Si nous devions considérer le monde comme un puits d’où tirer des sujets de type bac, peut-être pourrions-nous reprendre une interrogation scolaire et nous demander si, par exemple, la littérature a pour mission de défendre des causes.
Mission, cause, les termes sont vagues mais nous ressaisissons, voire ressuscitons, des noms puisés du fond de notre mémoire. Nous pourrions citer Voltaire, Aragon, Camus. Nous connaissons l’engagement des auteurs contre, pour, avec. Nous avons suivi historiquement et scolairement ou passionnément leurs combats, leurs luttes, leurs théories.

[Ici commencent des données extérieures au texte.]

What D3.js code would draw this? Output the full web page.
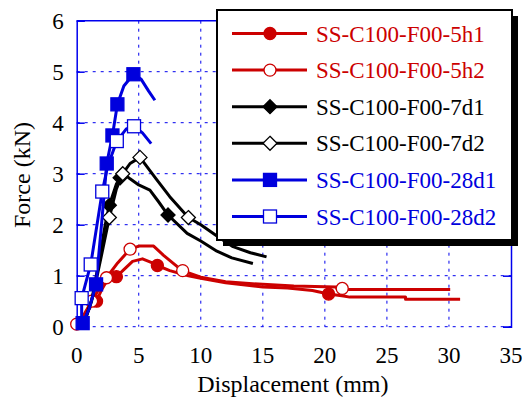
<!DOCTYPE html>
<html>
<head>
<meta charset="utf-8">
<script src="https://cdn.jsdelivr.net/npm/d3@7"></script>
<style>
  body { margin: 0; background: #fff; }
</style>
</head>
<body>
<div id="chart"></div>
<script>
// svg container
var svgWidth = 522;
var svgHeight = 401;

var margin = { top: 20.7, right: 11, bottom: 74.3, left: 76.7 };

var chartWidth = svgWidth - margin.left - margin.right;
var chartHeight = svgHeight - margin.top - margin.bottom;

var serif = "Liberation Serif";

// tick values
var xTicks = [0, 5, 10, 15, 20, 25, 30, 35];
var yTicks = [0, 1, 2, 3, 4, 5, 6];

// series names + colours
var seriesNames = ["SS-C100-F00-5h1", "SS-C100-F00-5h2", "SS-C100-F00-7d1",
  "SS-C100-F00-7d2", "SS-C100-F00-28d1", "SS-C100-F00-28d2"];
var seriesColors = ["#cc0000", "#cc0000", "#000000", "#000000", "#0000dd", "#0000dd"];
var seriesMarkers = ["circle", "circle", "diamond", "diamond", "square", "square"];
var seriesFilled = [true, false, true, false, true, false];

// curves: [displacement, force]
var curve5h1 = [[0, 0.05], [0.6, 0.2], [1.2, 0.42], [1.6, 0.5], [2.0, 0.72], [2.5, 0.93],
  [3.2, 0.98], [3.8, 1.12], [4.5, 1.28], [5.3, 1.33], [6.0, 1.26], [6.5, 1.2], [7.5, 1.1],
  [9.0, 1.0], [10, 0.95], [12, 0.86], [15, 0.78], [17, 0.76], [19, 0.71], [20.3, 0.64],
  [21.5, 0.6], [22, 0.58], [26.5, 0.58], [26.5, 0.54], [30.9, 0.54]];
var curve5h2 = [[0, 0.05], [0.5, 0.2], [1.2, 0.5], [1.8, 0.74], [2.4, 0.96], [3.3, 1.25],
  [4.3, 1.52], [5.0, 1.58], [6.2, 1.58], [7.0, 1.4], [8.5, 1.1], [10, 0.97], [12, 0.88],
  [15, 0.83], [17.5, 0.8], [20.9, 0.78], [21.0, 0.73], [30.1, 0.73]];
var curve7d1 = [[0.5, 0], [1.2, 0.5], [1.8, 1.3], [2.3, 2.0], [2.63, 2.38], [3.2, 2.8],
  [3.8, 3.0], [4.3, 2.9], [5.0, 2.78], [5.9, 2.68], [6.6, 2.45], [7.36, 2.19], [8.9, 1.83],
  [10, 1.68], [11.3, 1.48], [12.5, 1.35], [14.2, 1.24]];
var curve7d2 = [[0.5, 0], [1.3, 0.6], [2.0, 1.4], [2.63, 2.14], [3.2, 2.7], [3.71, 3.0],
  [4.3, 3.2], [5.1, 3.32], [6.4, 2.9], [7.5, 2.55], [9.0, 2.14], [10, 2.0], [11.3, 1.78],
  [12.6, 1.57], [14, 1.45], [15.3, 1.37]];
var curve28d1 = [[0.3, 0], [0.48, 0.07], [1.0, 0.35], [1.56, 0.83], [2.0, 2.0], [2.42, 3.2],
  [2.88, 3.75], [3.28, 4.36], [3.8, 4.72], [4.57, 4.95], [5.2, 4.85], [5.8, 4.62], [6.3, 4.44]];
var curve28d2 = [[0.4, 0], [0.4, 0.56], [1.13, 1.22], [2.06, 2.65], [2.5, 3.15],
  [3.23, 3.64], [4.0, 3.88], [4.62, 3.93], [5.3, 3.8], [6.0, 3.59]];

// marker positions along each curve
var marks5h1 = [[1.6, 0.5], [3.2, 0.98], [6.5, 1.2], [20.3, 0.64]];
var marks5h2 = [[0, 0.05], [1.2, 0.5], [2.4, 0.96], [4.3, 1.52], [8.54, 1.1], [21.4, 0.75]];
var marks7d1 = [[2.63, 2.38], [3.5, 2.92], [7.36, 2.19]];
var marks7d2 = [[2.63, 2.14], [3.71, 3.0], [5.1, 3.32], [9.0, 2.14]];
var marks28d1 = [[0.48, 0.07], [1.56, 0.83], [2.42, 3.2], [2.88, 3.75], [3.28, 4.36], [4.57, 4.95]];
var marks28d2 = [[0.4, 0.56], [1.13, 1.22], [2.06, 2.65], [3.23, 3.64], [4.62, 3.93]];

var curves = [curve5h1, curve5h2, curve7d1, curve7d2, curve28d1, curve28d2];
var marks = [marks5h1, marks5h2, marks7d1, marks7d2, marks28d1, marks28d2];

// create svg container
var svg = d3.select("#chart")
  .append("svg")
  .attr("width", svgWidth)
  .attr("height", svgHeight);

var chartGroup = svg.append("g")
  .attr("transform", `translate(${margin.left}, ${margin.top})`);

// scales
var xLinearScale = d3.scaleLinear().domain([0, 35]).range([0, chartWidth]);
var yLinearScale = d3.scaleLinear().domain([0, 6]).range([chartHeight, 0]);

var gridColor = "#0000ee";

// dashed grid
chartGroup.selectAll(".vgrid")
  .data(xTicks.slice(1, -1))
  .enter()
  .append("line")
  .attr("x1", d => xLinearScale(d))
  .attr("x2", d => xLinearScale(d))
  .attr("y1", 0)
  .attr("y2", chartHeight)
  .attr("stroke", gridColor)
  .attr("stroke-width", 1)
  .attr("stroke-dasharray", "3,5");

chartGroup.selectAll(".hgrid")
  .data(yTicks.slice(0, -1))
  .enter()
  .append("line")
  .attr("x1", 0)
  .attr("x2", chartWidth)
  .attr("y1", d => yLinearScale(d))
  .attr("y2", d => yLinearScale(d))
  .attr("stroke", gridColor)
  .attr("stroke-width", 1)
  .attr("stroke-dasharray", "3,5");

// left / right / top frame with inward ticks
var yAxisLeft = d3.axisRight(yLinearScale).tickValues(yTicks).tickSize(8).tickFormat("");
var yAxisRight = d3.axisLeft(yLinearScale).tickValues(yTicks).tickSize(8).tickFormat("");

chartGroup.append("g").attr("class", "frame").call(yAxisLeft);
chartGroup.append("g").attr("class", "frame")
  .attr("transform", `translate(${chartWidth}, 0)`)
  .call(yAxisRight);
chartGroup.append("line")
  .attr("x1", 0).attr("x2", chartWidth)
  .attr("y1", 0).attr("y2", 0)
  .attr("stroke", gridColor).attr("stroke-width", 1.5);

chartGroup.selectAll(".frame path").attr("stroke", gridColor).attr("stroke-width", 1.5);
chartGroup.selectAll(".frame line").attr("stroke", gridColor).attr("stroke-width", 1.5);

// tick labels (plain text so the font sticks)
chartGroup.selectAll(".xlab")
  .data(xTicks)
  .enter()
  .append("text")
  .attr("x", d => xLinearScale(d))
  .attr("y", chartHeight + 36)
  .attr("text-anchor", "middle")
  .attr("font-family", serif)
  .attr("font-size", 23)
  .text(d => d);

chartGroup.selectAll(".ylab")
  .data(yTicks)
  .enter()
  .append("text")
  .attr("x", -13)
  .attr("y", d => yLinearScale(d) + 8)
  .attr("text-anchor", "end")
  .attr("font-family", serif)
  .attr("font-size", 23)
  .text(d => d);

// curves
var line = d3.line()
  .x(d => xLinearScale(d[0]))
  .y(d => yLinearScale(d[1]));

// marker drawing
function drawMarker(g, type, filled, color, cx, cy) {
  var fill = filled ? color : "#fff";
  if (type === "circle") {
    g.append("circle").attr("cx", cx).attr("cy", cy).attr("r", 6)
      .attr("fill", fill).attr("stroke", color).attr("stroke-width", 1.3);
  } else if (type === "square") {
    g.append("rect").attr("x", cx - 6.5).attr("y", cy - 6.5)
      .attr("width", 13).attr("height", 13)
      .attr("fill", fill).attr("stroke", color).attr("stroke-width", 1.3);
  } else {
    g.append("path")
      .attr("d", `M${cx},${cy - 7}L${cx + 7},${cy}L${cx},${cy + 7}L${cx - 7},${cy}Z`)
      .attr("fill", fill).attr("stroke", color).attr("stroke-width", 1.3);
  }
}

curves.forEach(function(c, i) {
  var g = chartGroup.append("g");
  g.append("path")
    .datum(c)
    .attr("d", line)
    .attr("fill", "none")
    .attr("stroke", seriesColors[i])
    .attr("stroke-width", 3)
    .attr("stroke-linejoin", "round");
  marks[i].forEach(function(m) {
    drawMarker(g, seriesMarkers[i], seriesFilled[i], seriesColors[i],
      xLinearScale(m[0]), yLinearScale(m[1]));
  });
});

// legend box with shadow
var legendX = 217, legendY = 10, legendW = 295, legendH = 230;
svg.append("rect")
  .attr("x", legendX + 6).attr("y", legendY + 6)
  .attr("width", legendW).attr("height", legendH)
  .attr("fill", "#000");
svg.append("rect")
  .attr("x", legendX).attr("y", legendY)
  .attr("width", legendW).attr("height", legendH)
  .attr("fill", "#fff").attr("stroke", "#000").attr("stroke-width", 2);

var legend = svg.append("g");
seriesNames.forEach(function(name, i) {
  var ly = 33.5 + i * 36.6;
  legend.append("line")
    .attr("x1", 232).attr("x2", 307)
    .attr("y1", ly).attr("y2", ly)
    .attr("stroke", seriesColors[i]).attr("stroke-width", 3);
  drawMarker(legend, seriesMarkers[i], seriesFilled[i], seriesColors[i], 270, ly);
  legend.append("text")
    .attr("x", 316).attr("y", ly + 8)
    .attr("font-family", serif)
    .attr("font-size", 23)
    .attr("fill", seriesColors[i])
    .text(name);
});

// axis titles
svg.append("text")
  .attr("text-anchor", "middle")
  .attr("x", margin.left + chartWidth / 2 - 1)
  .attr("y", 392)
  .attr("font-family", serif)
  .attr("font-size", 24)
  .text("Displacement (mm)");

svg.append("text")
  .attr("text-anchor", "middle")
  .attr("transform", "rotate(-90)")
  .attr("x", -175)
  .attr("y", 30)
  .attr("font-family", serif)
  .attr("font-size", 24)
  .text("Force (kN)");
</script>
</body>
</html>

Si nous devions considérer la littérature comme un sacerdoce avec une mission ou une cause à défendre, peut-être devrions-nous l’envisager aussi au-delà du devoir littéraire comme réflexion, entre métaphore et gradation, reprise et amplification. Scolastique, rhétorique, que sa forme soit moderne, ancienne, son appui théorique ou de refus, elle construit un imaginaire au regard du réel mais reconstruit aussi une réalité dans le déni de mémoire.
Si nous devions considérer une littérature comme force de vie ou de mémoire, ce serait en reposant la voix de Jorge Semprun : L’écriture ou la vie, dans les camps de concentration, pour un jeune homme de 20 ans. Près d’un ancien professeur en train de mourir, ne sachant que dire, comment l’accompagner, il décline, en guise de Kaddish, un poème de Baudelaire, Le voyage. Commune mémoire du poétique, celle de la fraternité, de l’approche de la mort que la poésie semble intuitivement accompagner depuis ses débuts et jusque dans sa naissance. Autre douleur, autre mort, autre prisonnier, et dans les mêmes circonstances, ce sera un poème de Vallejo qui sera récité. Langage de poésie, langage d’humanité, langage d’unité pour ces prisonniers qui, lorsque les bibliothèques des camps étaient fermées, se rappelaient mutuellement des poèmes. Comment faire autrement : « Somme toute, ça n’avait rien de surprenant que la mort parlât yiddish. Voilà une langue qu’elle avait bien été forcée d’apprendre, ces dernières années. Si tant qu’elle ne l’eût pas toujours sue. » [1]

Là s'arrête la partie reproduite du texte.